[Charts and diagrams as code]
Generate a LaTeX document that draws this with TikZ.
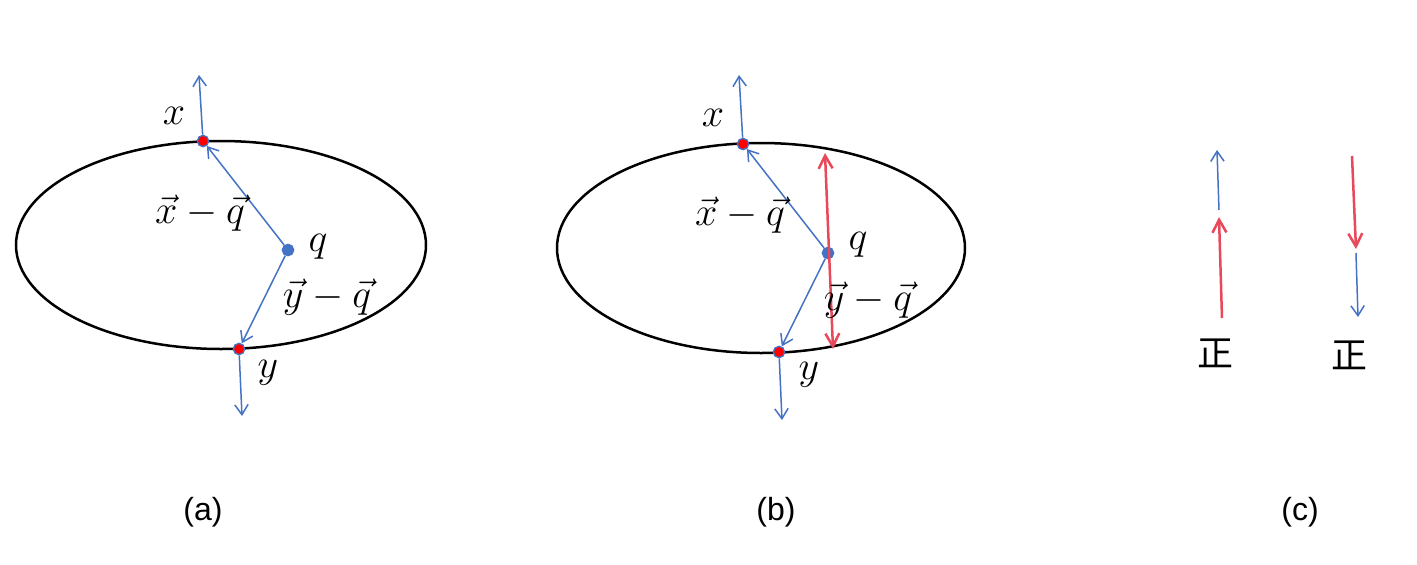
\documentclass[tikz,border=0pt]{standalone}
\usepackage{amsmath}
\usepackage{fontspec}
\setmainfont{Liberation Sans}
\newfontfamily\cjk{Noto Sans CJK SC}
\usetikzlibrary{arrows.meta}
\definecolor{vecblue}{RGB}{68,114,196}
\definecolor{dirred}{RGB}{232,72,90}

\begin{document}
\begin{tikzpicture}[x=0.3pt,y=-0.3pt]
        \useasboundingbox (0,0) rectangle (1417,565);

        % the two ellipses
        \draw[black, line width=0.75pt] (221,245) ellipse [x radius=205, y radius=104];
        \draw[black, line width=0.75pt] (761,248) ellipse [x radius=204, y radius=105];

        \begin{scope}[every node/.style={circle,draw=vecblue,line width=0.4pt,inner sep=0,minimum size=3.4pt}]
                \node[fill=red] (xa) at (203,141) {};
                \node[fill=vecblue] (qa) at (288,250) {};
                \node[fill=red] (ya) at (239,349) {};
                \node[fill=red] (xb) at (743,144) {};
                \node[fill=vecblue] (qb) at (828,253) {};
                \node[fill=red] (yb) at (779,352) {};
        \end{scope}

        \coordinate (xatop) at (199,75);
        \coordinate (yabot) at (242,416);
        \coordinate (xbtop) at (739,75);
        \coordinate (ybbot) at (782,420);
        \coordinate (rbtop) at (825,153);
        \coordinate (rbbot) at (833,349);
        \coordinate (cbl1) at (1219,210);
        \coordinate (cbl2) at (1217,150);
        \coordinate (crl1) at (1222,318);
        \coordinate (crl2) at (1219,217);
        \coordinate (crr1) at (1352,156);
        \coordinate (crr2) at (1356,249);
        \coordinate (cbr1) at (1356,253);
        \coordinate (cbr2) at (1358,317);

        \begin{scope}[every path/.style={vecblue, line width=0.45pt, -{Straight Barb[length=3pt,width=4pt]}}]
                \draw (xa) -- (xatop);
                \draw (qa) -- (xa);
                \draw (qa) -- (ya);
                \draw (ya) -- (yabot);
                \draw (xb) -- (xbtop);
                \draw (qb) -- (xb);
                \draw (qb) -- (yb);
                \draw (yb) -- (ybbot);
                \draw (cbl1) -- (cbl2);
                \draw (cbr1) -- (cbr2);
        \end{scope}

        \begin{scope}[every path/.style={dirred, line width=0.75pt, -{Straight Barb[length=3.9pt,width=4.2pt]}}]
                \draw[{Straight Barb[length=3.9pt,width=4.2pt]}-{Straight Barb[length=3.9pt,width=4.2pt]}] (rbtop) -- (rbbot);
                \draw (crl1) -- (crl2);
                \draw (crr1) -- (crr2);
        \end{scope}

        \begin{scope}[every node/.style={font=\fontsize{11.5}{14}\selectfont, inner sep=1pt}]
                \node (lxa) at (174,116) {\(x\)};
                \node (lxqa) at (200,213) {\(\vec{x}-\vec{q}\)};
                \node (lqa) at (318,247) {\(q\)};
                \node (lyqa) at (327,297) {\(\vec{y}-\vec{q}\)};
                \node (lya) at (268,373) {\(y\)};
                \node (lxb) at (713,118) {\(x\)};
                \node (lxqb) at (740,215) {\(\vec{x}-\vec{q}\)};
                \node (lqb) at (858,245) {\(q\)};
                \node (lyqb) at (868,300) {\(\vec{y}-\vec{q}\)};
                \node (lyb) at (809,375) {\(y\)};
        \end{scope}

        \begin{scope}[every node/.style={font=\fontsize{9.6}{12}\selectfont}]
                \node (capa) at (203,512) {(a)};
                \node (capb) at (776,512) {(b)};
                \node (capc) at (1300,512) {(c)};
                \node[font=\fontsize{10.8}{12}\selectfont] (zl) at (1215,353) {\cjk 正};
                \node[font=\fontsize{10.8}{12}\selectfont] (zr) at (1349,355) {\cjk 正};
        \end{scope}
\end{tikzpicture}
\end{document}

---

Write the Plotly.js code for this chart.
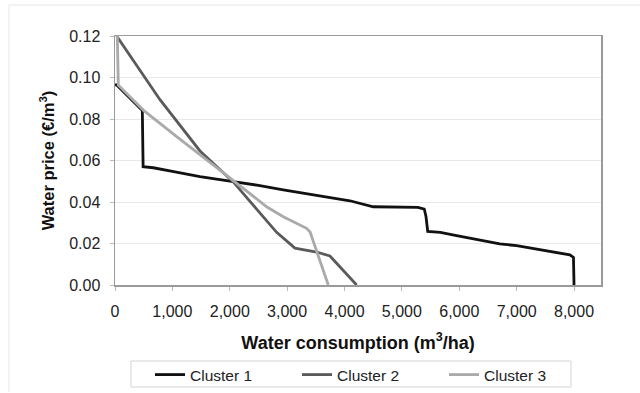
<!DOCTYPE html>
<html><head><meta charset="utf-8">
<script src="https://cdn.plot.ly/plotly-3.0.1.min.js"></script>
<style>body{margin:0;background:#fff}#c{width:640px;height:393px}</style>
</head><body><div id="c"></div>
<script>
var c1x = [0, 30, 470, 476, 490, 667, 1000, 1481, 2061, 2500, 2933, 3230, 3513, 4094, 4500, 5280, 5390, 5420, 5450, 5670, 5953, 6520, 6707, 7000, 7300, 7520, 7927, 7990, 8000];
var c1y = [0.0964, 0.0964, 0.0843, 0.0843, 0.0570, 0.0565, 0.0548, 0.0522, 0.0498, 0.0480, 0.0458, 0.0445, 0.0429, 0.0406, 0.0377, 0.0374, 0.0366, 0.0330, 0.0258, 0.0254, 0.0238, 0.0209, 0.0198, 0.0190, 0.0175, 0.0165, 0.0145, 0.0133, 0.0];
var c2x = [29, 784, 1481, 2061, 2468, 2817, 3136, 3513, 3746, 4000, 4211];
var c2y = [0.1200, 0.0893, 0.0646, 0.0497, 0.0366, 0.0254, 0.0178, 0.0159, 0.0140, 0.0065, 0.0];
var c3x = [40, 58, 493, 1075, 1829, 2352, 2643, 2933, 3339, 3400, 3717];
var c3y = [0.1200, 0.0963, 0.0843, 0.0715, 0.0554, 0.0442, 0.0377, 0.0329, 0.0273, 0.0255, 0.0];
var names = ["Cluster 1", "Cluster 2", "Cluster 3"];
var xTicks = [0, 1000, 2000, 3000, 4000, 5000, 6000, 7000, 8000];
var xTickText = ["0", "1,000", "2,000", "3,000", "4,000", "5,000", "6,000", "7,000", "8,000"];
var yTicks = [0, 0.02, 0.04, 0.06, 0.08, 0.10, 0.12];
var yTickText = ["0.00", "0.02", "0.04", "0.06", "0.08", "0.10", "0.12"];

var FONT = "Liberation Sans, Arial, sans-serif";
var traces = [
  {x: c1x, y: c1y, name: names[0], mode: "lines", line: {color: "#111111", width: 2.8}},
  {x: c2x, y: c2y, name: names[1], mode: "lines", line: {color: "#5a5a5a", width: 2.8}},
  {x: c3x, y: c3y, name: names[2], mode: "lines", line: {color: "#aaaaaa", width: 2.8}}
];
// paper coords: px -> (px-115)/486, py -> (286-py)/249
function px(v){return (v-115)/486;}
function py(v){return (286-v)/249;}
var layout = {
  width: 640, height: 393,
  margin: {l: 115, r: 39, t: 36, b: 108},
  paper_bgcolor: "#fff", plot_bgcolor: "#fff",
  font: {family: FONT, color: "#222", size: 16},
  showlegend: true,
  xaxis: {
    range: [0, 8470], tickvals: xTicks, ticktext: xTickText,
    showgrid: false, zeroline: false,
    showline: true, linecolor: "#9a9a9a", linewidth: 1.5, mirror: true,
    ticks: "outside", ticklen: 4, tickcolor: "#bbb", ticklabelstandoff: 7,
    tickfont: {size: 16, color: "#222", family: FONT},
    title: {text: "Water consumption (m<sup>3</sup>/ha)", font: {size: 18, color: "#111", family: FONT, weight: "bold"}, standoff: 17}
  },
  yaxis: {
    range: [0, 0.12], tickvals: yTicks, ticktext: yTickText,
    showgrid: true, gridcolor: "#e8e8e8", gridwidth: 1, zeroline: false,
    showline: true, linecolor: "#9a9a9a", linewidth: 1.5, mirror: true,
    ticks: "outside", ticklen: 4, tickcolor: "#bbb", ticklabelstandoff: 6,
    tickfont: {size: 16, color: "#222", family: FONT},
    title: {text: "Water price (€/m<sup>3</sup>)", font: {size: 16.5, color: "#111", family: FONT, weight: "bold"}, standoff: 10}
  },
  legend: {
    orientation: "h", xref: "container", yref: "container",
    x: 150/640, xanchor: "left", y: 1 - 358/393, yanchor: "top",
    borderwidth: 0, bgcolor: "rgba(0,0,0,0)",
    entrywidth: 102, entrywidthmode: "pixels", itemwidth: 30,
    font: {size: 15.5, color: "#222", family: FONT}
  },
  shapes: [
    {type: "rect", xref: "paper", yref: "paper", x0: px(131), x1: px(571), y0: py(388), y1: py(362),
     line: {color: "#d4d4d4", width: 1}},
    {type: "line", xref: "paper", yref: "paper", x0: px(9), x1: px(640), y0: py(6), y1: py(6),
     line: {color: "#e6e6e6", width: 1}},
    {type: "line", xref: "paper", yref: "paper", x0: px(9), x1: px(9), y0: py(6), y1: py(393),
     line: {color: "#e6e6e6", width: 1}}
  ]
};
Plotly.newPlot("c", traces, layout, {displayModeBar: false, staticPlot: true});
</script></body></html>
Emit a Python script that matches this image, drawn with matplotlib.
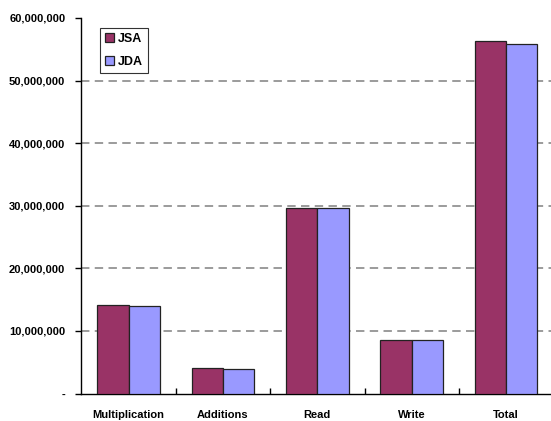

* * *

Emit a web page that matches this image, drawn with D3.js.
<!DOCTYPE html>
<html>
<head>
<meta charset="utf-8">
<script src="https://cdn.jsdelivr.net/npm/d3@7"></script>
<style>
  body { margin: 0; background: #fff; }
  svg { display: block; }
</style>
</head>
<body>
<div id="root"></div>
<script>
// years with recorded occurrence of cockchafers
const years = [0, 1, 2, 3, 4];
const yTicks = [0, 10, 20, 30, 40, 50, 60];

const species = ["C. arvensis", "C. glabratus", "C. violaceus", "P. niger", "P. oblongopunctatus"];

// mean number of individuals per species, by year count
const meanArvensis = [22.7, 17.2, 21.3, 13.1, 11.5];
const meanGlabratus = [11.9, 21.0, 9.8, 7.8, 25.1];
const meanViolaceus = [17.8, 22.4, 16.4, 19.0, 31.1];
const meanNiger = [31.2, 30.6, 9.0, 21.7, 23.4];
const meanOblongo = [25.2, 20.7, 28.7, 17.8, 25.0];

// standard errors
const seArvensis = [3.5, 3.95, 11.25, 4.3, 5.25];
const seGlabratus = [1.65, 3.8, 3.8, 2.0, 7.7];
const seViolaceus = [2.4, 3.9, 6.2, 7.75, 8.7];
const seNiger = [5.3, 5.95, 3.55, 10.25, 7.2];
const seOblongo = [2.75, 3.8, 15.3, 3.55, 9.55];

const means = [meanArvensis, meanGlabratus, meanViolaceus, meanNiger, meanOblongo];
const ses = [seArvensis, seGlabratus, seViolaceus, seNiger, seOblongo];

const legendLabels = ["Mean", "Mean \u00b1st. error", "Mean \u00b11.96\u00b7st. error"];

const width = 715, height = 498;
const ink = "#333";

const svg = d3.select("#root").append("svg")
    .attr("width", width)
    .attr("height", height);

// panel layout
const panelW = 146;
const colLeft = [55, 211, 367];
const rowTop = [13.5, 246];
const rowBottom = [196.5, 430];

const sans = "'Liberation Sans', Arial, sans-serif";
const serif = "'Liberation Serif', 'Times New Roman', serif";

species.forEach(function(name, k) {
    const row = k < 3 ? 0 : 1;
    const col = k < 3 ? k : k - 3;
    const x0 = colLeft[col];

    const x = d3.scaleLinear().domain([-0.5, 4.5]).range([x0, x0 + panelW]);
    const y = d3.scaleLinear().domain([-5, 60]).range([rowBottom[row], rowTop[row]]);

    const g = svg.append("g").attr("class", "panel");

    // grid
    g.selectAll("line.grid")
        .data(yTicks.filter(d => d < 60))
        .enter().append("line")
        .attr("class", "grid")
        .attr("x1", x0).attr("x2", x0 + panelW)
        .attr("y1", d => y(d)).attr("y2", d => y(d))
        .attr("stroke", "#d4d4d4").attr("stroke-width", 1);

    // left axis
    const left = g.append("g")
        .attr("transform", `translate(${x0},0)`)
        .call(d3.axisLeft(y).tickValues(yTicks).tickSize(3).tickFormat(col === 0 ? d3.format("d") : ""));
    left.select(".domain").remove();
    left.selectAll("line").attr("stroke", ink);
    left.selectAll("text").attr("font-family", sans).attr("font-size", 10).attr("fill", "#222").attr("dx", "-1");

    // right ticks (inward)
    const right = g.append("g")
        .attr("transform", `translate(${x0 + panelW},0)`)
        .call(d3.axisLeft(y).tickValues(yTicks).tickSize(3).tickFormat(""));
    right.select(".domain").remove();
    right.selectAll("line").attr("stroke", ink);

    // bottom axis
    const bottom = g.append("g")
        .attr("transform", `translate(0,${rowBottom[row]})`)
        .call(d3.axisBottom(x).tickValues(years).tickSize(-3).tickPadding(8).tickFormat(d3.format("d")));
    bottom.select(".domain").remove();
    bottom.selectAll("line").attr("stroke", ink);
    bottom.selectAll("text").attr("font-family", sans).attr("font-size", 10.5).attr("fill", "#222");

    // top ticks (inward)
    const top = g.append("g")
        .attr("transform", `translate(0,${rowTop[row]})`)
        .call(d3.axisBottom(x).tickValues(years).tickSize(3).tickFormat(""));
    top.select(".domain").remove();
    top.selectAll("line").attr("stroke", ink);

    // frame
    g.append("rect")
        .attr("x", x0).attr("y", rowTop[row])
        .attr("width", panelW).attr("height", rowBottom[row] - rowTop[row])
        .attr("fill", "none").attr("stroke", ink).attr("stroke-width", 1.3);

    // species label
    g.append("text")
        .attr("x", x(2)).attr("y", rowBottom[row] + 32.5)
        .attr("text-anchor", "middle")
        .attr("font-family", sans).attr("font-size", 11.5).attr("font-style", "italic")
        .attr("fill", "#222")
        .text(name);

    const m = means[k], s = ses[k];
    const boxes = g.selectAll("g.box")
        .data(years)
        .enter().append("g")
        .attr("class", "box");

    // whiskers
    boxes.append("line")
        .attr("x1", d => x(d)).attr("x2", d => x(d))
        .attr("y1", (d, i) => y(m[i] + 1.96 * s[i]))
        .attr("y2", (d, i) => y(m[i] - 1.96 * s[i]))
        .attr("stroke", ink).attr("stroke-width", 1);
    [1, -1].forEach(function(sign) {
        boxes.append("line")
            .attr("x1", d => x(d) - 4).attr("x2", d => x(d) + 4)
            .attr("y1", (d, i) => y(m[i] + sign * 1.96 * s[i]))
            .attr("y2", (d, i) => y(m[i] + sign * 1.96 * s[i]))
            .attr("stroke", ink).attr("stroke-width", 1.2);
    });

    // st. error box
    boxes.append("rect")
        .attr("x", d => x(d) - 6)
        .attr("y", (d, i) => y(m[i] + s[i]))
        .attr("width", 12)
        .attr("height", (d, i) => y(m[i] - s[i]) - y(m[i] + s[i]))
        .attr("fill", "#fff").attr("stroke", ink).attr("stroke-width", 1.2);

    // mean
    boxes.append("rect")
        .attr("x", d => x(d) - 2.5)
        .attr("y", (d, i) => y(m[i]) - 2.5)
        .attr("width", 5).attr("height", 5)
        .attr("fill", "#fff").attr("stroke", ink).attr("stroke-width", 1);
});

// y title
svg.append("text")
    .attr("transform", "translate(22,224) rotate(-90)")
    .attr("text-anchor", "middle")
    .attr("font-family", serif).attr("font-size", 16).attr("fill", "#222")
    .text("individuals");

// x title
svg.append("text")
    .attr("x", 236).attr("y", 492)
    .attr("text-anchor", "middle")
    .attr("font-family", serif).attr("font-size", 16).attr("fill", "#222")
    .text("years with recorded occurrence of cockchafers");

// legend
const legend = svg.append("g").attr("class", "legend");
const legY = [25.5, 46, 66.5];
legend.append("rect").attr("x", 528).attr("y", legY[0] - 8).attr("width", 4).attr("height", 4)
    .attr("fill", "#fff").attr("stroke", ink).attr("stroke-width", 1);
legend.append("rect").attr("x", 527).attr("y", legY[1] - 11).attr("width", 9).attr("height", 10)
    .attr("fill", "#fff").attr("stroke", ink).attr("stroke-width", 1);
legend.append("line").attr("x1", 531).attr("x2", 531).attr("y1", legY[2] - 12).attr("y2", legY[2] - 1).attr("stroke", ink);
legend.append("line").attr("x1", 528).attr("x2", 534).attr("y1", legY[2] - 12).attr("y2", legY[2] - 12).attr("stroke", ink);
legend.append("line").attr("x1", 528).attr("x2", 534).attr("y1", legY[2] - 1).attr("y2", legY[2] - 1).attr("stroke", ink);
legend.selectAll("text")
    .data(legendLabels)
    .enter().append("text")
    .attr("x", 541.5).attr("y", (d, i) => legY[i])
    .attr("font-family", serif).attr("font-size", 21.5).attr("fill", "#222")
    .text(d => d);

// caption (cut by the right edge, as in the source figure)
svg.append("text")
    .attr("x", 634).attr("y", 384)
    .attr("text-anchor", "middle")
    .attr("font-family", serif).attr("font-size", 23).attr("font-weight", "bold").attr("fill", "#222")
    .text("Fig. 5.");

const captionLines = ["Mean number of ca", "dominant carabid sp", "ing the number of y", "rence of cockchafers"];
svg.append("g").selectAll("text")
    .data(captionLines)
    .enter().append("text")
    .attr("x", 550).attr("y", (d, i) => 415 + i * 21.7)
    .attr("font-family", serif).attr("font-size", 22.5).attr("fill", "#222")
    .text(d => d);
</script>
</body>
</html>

* **What to do**:
Skip every picture. Repeat the lines from the one with "Generate a LaTeX" through the one with "radius=204, y radius=105];", both ends included.

* **Solution to this problem**:
Generate a LaTeX document that draws this with TikZ.
\documentclass[tikz,border=0pt]{standalone}
\usepackage{amsmath}
\usepackage{fontspec}
\setmainfont{Liberation Sans}
\newfontfamily\cjk{Noto Sans CJK SC}
\usetikzlibrary{arrows.meta}
\definecolor{vecblue}{RGB}{68,114,196}
\definecolor{dirred}{RGB}{232,72,90}

\begin{document}
\begin{tikzpicture}[x=0.3pt,y=-0.3pt]
        \useasboundingbox (0,0) rectangle (1417,565);

        % the two ellipses
        \draw[black, line width=0.75pt] (221,245) ellipse [x radius=205, y radius=104];
        \draw[black, line width=0.75pt] (761,248) ellipse [x radius=204, y radius=105];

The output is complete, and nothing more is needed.